2015-01-15 / Around Town

Pickens Packed for PBS Premiere

By James Merolla


Kristin Banz, Ashley Schelcher and Kimberly Tiernan (left to right) gathered at the Jane Pickens Theater Jan. 4 to enjoy the Season 5 premiere of PBS' period drama "Downton Abbey" on the big screen. (Photo by James Merolla) Kristin Banz, Ashley Schelcher and Kimberly Tiernan (left to right) gathered at the Jane Pickens Theater Jan. 4 to enjoy the Season 5 premiere of PBS' period drama "Downton Abbey" on the big screen. (Photo by James Merolla) Fascination with the lives of the Gilded Age rich took on a much different meaning in Newport on Jan. 4.

About 150 devoted fans brought their tiaras and appetites to the Jane Pickens Theater for British desserts and an even more delicious sampling of the Season 5 premiere of “Downton Abbey” on the big screen.

The Emmy and Peabody Awardwinning series that dramatically depicts the lives of the fictional Robert Crawley, Earl of Grantham, his family, his servants, their suitors and scandals, in Britain during 1917- 1924, is the most watched show in PBS history. Its 2014 finale garnered some 13.2 million viewers.

This is the third year that Kathy Staab, owner of Jane Pickens, has celebrated the opening of the “Abbey.”

"Anything British seems to resonate here,” said Staab. "We did a Royal Wedding event at 5:30 in the morning and had 250 people show up. They dressed for a wedding, although one man wore his pajamas."

“I just felt, once again, the Downton Abbey event would be a fun thing to do. We’re pretty creative in our programming. I like coming up with these concepts and they seem to work.”

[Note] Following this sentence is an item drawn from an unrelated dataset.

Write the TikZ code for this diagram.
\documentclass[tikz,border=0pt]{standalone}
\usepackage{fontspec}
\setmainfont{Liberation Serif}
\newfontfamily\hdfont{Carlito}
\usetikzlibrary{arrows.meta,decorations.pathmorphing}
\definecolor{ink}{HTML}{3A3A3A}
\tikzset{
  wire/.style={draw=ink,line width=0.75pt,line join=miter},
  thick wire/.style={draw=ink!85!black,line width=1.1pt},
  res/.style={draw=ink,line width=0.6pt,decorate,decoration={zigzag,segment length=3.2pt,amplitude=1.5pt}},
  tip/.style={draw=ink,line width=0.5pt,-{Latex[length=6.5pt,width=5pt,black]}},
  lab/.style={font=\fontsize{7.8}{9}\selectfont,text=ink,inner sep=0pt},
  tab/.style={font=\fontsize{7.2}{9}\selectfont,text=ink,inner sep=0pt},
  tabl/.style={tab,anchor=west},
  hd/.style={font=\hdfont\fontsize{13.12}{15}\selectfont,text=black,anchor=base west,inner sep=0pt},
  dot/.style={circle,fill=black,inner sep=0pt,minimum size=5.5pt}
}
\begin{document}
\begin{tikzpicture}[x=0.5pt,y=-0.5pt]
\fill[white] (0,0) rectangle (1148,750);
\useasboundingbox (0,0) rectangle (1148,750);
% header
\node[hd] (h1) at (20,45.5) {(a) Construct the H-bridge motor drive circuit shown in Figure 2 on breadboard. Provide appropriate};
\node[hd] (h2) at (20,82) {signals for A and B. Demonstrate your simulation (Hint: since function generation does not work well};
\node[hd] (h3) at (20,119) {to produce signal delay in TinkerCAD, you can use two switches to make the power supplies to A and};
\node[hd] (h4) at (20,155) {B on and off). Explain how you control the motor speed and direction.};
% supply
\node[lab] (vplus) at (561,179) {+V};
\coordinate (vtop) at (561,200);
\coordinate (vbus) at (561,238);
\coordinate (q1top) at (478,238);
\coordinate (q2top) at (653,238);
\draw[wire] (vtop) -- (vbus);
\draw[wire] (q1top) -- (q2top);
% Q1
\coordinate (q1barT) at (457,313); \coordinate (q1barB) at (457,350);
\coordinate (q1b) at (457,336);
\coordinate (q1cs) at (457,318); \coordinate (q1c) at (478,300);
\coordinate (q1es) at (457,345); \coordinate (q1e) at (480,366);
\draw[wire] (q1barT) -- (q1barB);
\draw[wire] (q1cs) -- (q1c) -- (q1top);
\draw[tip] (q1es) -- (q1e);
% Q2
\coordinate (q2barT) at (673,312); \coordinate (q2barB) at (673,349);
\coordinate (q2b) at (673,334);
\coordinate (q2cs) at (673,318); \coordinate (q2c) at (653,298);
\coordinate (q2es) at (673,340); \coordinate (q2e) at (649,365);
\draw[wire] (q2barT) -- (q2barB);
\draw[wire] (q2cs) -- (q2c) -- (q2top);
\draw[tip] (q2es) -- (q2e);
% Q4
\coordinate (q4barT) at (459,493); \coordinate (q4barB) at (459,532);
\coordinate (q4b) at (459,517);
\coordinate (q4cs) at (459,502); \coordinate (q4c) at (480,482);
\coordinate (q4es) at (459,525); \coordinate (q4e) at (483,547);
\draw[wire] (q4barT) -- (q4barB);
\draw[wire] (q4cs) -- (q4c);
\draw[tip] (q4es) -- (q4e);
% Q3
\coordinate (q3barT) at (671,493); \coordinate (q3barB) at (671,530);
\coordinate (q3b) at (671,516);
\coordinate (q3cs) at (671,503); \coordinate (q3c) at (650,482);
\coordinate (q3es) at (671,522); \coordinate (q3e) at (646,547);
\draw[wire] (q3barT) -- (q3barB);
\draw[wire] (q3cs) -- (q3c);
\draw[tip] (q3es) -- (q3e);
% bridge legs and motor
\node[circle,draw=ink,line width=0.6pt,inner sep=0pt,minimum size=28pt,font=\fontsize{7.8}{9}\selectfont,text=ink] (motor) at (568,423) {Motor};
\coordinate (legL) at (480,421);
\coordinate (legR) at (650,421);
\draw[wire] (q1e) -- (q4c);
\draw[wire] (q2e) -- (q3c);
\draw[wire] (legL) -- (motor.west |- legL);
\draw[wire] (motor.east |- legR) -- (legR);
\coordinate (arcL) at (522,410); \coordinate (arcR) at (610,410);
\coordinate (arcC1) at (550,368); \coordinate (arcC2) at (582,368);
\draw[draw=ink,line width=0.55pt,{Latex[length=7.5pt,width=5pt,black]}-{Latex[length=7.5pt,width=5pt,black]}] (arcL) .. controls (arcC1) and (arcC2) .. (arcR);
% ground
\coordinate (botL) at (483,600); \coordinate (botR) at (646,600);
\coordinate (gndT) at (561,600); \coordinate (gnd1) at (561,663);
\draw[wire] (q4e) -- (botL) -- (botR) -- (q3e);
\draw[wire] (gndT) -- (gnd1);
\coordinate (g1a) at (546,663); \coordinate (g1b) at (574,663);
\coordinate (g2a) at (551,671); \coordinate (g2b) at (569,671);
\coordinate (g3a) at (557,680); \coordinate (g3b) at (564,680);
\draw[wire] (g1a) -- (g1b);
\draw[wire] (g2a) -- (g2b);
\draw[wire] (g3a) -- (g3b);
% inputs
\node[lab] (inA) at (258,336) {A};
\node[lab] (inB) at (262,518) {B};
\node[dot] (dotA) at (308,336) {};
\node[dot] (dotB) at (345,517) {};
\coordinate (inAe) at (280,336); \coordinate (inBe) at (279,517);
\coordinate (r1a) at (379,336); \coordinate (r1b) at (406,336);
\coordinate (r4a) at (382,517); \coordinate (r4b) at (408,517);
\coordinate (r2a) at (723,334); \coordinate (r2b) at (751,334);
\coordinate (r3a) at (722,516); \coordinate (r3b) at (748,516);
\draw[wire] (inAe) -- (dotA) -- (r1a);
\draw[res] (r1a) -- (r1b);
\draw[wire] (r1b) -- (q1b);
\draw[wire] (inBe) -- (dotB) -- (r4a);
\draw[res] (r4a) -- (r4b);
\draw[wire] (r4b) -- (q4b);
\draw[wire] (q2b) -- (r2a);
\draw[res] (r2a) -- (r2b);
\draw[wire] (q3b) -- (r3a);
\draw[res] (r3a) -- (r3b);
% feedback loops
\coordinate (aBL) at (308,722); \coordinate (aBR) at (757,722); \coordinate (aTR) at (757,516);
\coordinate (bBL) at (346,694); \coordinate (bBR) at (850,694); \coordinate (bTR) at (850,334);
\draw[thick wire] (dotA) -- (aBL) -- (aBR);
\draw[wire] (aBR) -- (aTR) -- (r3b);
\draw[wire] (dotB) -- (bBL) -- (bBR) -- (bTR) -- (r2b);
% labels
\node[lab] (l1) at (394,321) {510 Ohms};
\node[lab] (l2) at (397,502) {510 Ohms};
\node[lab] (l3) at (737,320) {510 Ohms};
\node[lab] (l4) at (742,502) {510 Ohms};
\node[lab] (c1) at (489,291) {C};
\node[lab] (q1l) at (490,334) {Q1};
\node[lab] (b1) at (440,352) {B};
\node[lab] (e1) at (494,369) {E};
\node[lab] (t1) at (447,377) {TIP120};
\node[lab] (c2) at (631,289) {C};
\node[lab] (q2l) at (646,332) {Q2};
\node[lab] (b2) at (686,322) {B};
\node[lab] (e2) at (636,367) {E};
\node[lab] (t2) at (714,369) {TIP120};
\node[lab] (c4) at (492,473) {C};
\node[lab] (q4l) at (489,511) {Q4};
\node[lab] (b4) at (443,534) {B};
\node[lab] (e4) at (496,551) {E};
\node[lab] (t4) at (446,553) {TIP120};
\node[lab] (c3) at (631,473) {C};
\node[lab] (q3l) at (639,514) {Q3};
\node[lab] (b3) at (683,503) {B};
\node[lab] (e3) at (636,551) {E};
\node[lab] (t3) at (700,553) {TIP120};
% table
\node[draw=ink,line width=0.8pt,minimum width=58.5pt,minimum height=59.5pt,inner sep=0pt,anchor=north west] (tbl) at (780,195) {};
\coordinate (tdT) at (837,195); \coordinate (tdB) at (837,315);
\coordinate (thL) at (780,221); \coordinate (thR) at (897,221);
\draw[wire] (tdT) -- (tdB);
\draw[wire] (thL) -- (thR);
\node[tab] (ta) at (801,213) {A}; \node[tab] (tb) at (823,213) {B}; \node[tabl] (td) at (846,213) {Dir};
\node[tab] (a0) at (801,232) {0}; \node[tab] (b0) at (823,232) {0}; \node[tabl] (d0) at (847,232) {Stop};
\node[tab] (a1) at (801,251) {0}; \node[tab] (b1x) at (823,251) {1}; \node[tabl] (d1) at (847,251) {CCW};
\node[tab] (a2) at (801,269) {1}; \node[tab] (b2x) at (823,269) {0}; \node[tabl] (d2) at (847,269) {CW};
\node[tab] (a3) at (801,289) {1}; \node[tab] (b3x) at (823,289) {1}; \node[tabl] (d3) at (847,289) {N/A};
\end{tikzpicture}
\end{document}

It certainly worked to shape the diversity of the crowd, which included U.S. Senator Sheldon Whitehouse (D-R.I.).

Ashley Schelcher, Kimberly Tiernan and Kristin Banz, all Navy wives, came together. “I have no television,” said Schelcher, who moved here recently from Monterrey, Calif. “I’m here with other Downton Abbey lovers. It’s like a movie’s opening night, like for ‘Harry Potter.’ ”

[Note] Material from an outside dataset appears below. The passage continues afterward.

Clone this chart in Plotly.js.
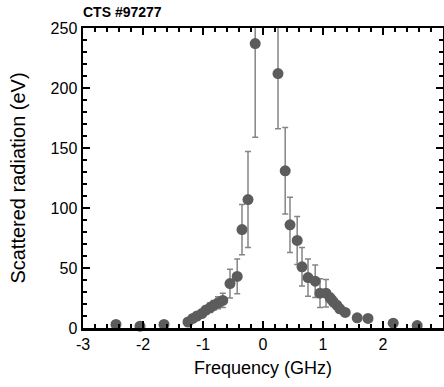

“It’s like the Super Bowl,” added Banz.

“Also, Newport is mentioned a couple of times in the show,” added Schelcher. “Cora’s (Lady Grantham’s) mother owns a home in Newport.”

Jeff Clark of Newport had a more personal reason for attending. “The first season was great. I love PBS,” said Clark. “My dad was a real PBS-aholic. That first year I called him and said, ‘Did you just see Downton Abbey?’ and he agreed it was awesome. The show was something we shared."

Cindy Opaluch of Wakefield hoped for a more upbeat season. She, like most female fans, has not recovered from the sudden death of the handsome and charming Matthew Crawley, husband of Mary, the main love interest in the show.

“It’s still hard to get over the loss of Matthew,” said Opaluch. “Last season wasn’t that much fun. It will be great to see it on the big screen and to be among all these people who are also big fans.”

When the theater went dark at 9 p.m., there were whoops and hollers from the crowd. It was a stirring episode, with five main plot points:

. Molesley, the mousy butler, dyed his hair to look younger. This turned out to be a source of great laughter, the running gag of the evening.

. Edith, visiting the tenant farmer who is keeping her daughter, is a wreck trying to devise a way to become part of her daughter’s life.

. Mary seems to be warming up to her most ardent suitor. Her prize line: “I do love you in my cold, unfeeling way.”

. Daisy, the simple maid, wants to learn math to be more than she is.

. Edith nearly burns the house down by tossing a book once owned by her lover into the open fireplace, then dozing off.

When the premiere ended, the audience shouted, “More! More!”

The Navy wives were thrilled. "I thought it was great and so much funnier than last year,” said Schelcher.

“I enjoyed the theater, being with these people, and all the laughter,” said Opaluch.

But the perfect summation of the night’s festivities came from Clark:

“Two of my favorite things,” he said. “Lemon squares and Maggie Smith.”